HelixDab2,

Legalization of prostitution is a problem by itself, because the regulatory costs end up being borne by the sex workers (more on that in a tic). For prostitutes that are working at a subsistence level or only doing sex work occasionally as a stop-gap–which is the majority of voluntary prostitution–that’s not going to work. And what do you do, for instance, when a registered sex worker suddenly tests positive for HIV, or hepatitis C? Revoke their license, and then…? Legalizing doesn’t eliminate trafficking, it just pushes the prices for trafficked prostitutes down, because trafficked prostitutes are slaves.

There are definitely harm-reduction models that can, and do, work for sex work, but legalization and regulation–when that regulatory costs are paid by either the sex worker or the customer–will not work the way you think for harm reduction.

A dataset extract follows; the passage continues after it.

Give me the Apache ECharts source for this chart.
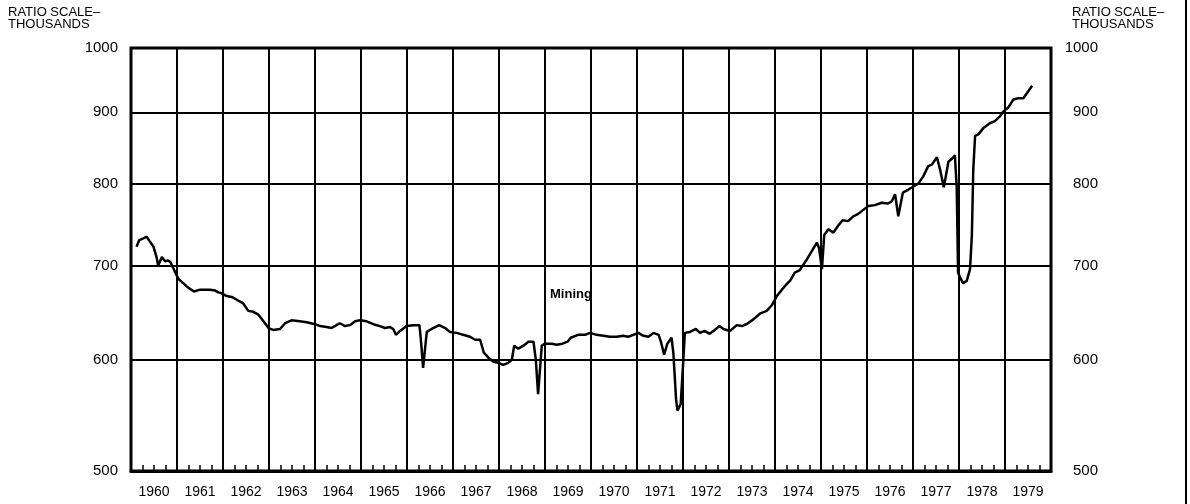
<!doctype html>
<html>
  <head>
    <meta charset="utf-8">
    <title>Mining</title>
    <script src="https://cdn.jsdelivr.net/npm/echarts@6/dist/echarts.min.js"></script>
    <style>
      html, body { margin: 0; padding: 0; background: #fff; }
      #main { width: 1190px; height: 504px; }
    </style>
  </head>
  <body>
    <div id="main"></div>
    <script>
      // years shown under the axis
      var years = ['1960','1961','1962','1963','1964','1965','1966','1967','1968','1969',
                   '1970','1971','1972','1973','1974','1975','1976','1977','1978','1979'];
      // ratio scale gridlines (thousands)
      var yTicks = [500, 600, 700, 800, 900, 1000];

      // mining employment (decimal year / thousands)
      var t = [
        1960.12,1960.18,1960.27,1960.34,1960.40,1960.49,1960.56,1960.59,1960.67,1960.74,1960.81,1960.86,1960.92,
        1961.03,1961.14,1961.25,1961.37,1961.50,1961.72,1961.83,1961.90,1961.97,
        1962.08,1962.19,1962.30,1962.44,1962.55,1962.66,1962.77,1962.88,1962.99,
        1963.09,1963.24,1963.35,1963.49,1963.67,1963.82,
        1964.00,1964.11,1964.25,1964.36,1964.43,1964.54,1964.65,1964.76,1964.87,1964.98,
        1965.12,1965.27,1965.41,1965.52,1965.63,1965.70,1965.76,1965.85,1965.99,
        1966.14,1966.27,1966.30,1966.35,1966.43,1966.57,1966.70,1966.83,1966.93,
        1967.08,1967.22,1967.37,1967.48,1967.59,1967.67,1967.77,1967.88,1967.99,
        1968.09,1968.20,1968.28,1968.33,1968.42,1968.53,1968.64,1968.75,1968.80,1968.85,1968.93,
        1969.00,1969.15,1969.25,1969.38,1969.49,1969.56,1969.72,1969.87,1969.98,
        1970.12,1970.27,1970.41,1970.56,1970.70,1970.81,1970.92,
        1971.03,1971.14,1971.25,1971.36,1971.47,1971.52,1971.59,1971.66,1971.75,1971.79,1971.85,1971.88,1971.95,
        1972.00,1972.04,1972.15,1972.28,1972.37,1972.47,1972.58,1972.69,1972.79,1972.88,
        1973.02,1973.17,1973.28,1973.38,1973.53,1973.67,1973.82,1973.93,
        1974.04,1974.15,1974.25,1974.33,1974.43,1974.54,1974.69,1974.80,1974.91,1974.96,
        1975.02,1975.07,1975.16,1975.27,1975.38,1975.47,1975.59,1975.70,1975.81,1975.92,
        1976.03,1976.17,1976.32,1976.46,1976.54,1976.61,1976.68,1976.78,1976.90,
        1977.01,1977.12,1977.22,1977.33,1977.41,1977.52,1977.59,1977.67,1977.77,1977.88,1977.91,1977.95,1977.98,
        1978.04,1978.09,1978.17,1978.24,1978.28,1978.31,1978.35,1978.42,1978.53,1978.67,1978.78,1978.89,1978.96,
        1979.07,1979.18,1979.29,1979.40,1979.51,1979.59
      ];
      var mining = [
        722,730,732,734,729,722,709,700,710,705,706,704,697,
        685,680,675,671,673,673,672,670,669,
        666,665,662,658,650,649,646,639,632,
        630,631,637,640,639,638,
        636,634,633,632,634,637,634,635,639,640,
        639,636,634,632,633,631,625,629,634,
        635,635,621,592,628,632,635,632,628,
        627,625,623,620,620,607,602,598,597,
        595,597,600,614,611,614,618,618,600,567,614,
        616,616,615,616,618,622,625,625,627,
        625,624,623,623,624,623,625,
        627,624,623,627,625,618,605,616,622,607,562,552,558,
        594,627,628,631,627,629,626,630,634,631,
        629,635,634,636,641,647,650,656,
        666,673,679,683,692,695,707,717,727,720,
        696,736,743,739,748,754,753,759,762,767,
        772,773,776,775,778,787,759,789,793,
        797,801,810,824,826,836,819,796,830,836,839,797,692,
        685,680,683,696,736,819,866,868,877,884,887,894,901,
        907,919,921,921,932,940
      ];

      var series = [];
      for (var i = 0; i < t.length; i++) {
        series.push([t[i], mining[i]]);
      }

      function plain(v) {
        return String(Math.round(v));
      }

      var font = 'Liberation Sans';
      var myChart = echarts.init(document.getElementById('main'));
      myChart.setOption({
        backgroundColor: '#fff',
        animation: false,
        grid: {
          left: 131, right: 139, top: 48, bottom: 33,
          show: true, borderColor: '#000', borderWidth: 3,
          outerBoundsMode: 'none'
        },
        xAxis: [{
          type: 'value', min: 1960, max: 1980, interval: 1,
          axisLine: { show: true, lineStyle: { color: '#000', width: 3 } },
          axisTick: { show: false, inside: true },
          minorTick: { show: true, splitNumber: 4, length: 6, lineStyle: { color: '#000', width: 1.5 } },
          splitLine: { show: true, lineStyle: { color: '#000', width: 2 } },
          axisLabel: { show: false }
        }, {
          type: 'category', data: years, position: 'bottom',
          axisLine: { show: false }, axisTick: { show: false },
          axisLabel: { margin: 14, color: '#000', fontFamily: font, fontSize: 14 },
          splitLine: { show: false }
        }],
        yAxis: [{
          type: 'log', logBase: 10, min: 500, max: 1000,
          axisLine: { show: false },
          axisTick: { show: false, customValues: yTicks },
          splitLine: { show: true, lineStyle: { color: '#000', width: 2 } },
          axisLabel: { customValues: yTicks, formatter: plain, margin: 13, color: '#000', fontFamily: font, fontSize: 15 }
        }, {
          type: 'log', logBase: 10, min: 500, max: 1000, position: 'right',
          axisLine: { show: false },
          axisTick: { show: false, customValues: yTicks },
          splitLine: { show: false },
          axisLabel: { customValues: yTicks, formatter: plain, margin: 47, align: 'right', color: '#000', fontFamily: font, fontSize: 15 }
        }],
        series: [{
          name: 'Mining', type: 'line', xAxisIndex: 0, yAxisIndex: 0,
          data: series, showSymbol: false, smooth: false,
          lineStyle: { color: '#000', width: 2.5 }
        }],
        graphic: [
          { type: 'text', left: 8, top: 6,
            style: { text: 'RATIO SCALE–\nTHOUSANDS', font: '13px "Liberation Sans"', lineHeight: 12, fill: '#000' } },
          { type: 'text', left: 1072, top: 6,
            style: { text: 'RATIO SCALE–\nTHOUSANDS', font: '13px "Liberation Sans"', lineHeight: 12, fill: '#000' } },
          { type: 'text', left: 550, top: 288,
            style: { text: 'Mining', font: 'bold 13px "Liberation Sans"', fill: '#000' } },
          { type: 'line', shape: { x1: 1186, y1: 0, x2: 1186, y2: 504 },
            style: { stroke: '#000', lineWidth: 2 } }
        ]
      });
    </script>
  </body>
</html>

For the system to work as intended, you would also need things like national single-payer healthcare (…that isn’t constantly getting funding slashed by conservatives), and licensing that was both on-demand and free to the licensee, and you would need something to deal with the loss of income if they contracted an incurable STI. (Otherwise they would continue working, which would be a public health risk.) Inspections, compliance measures, et al. could not be a cost borne by the sew worker/clients or else you’d see non-compliance with regulatory measures. Most sex-worker advocates call for decriminalization rather than legalization/regulation because that’s the model that moves the most risk away from the sex worker, but you do need to also balance the needs of the worker against the the needs of society to a degree.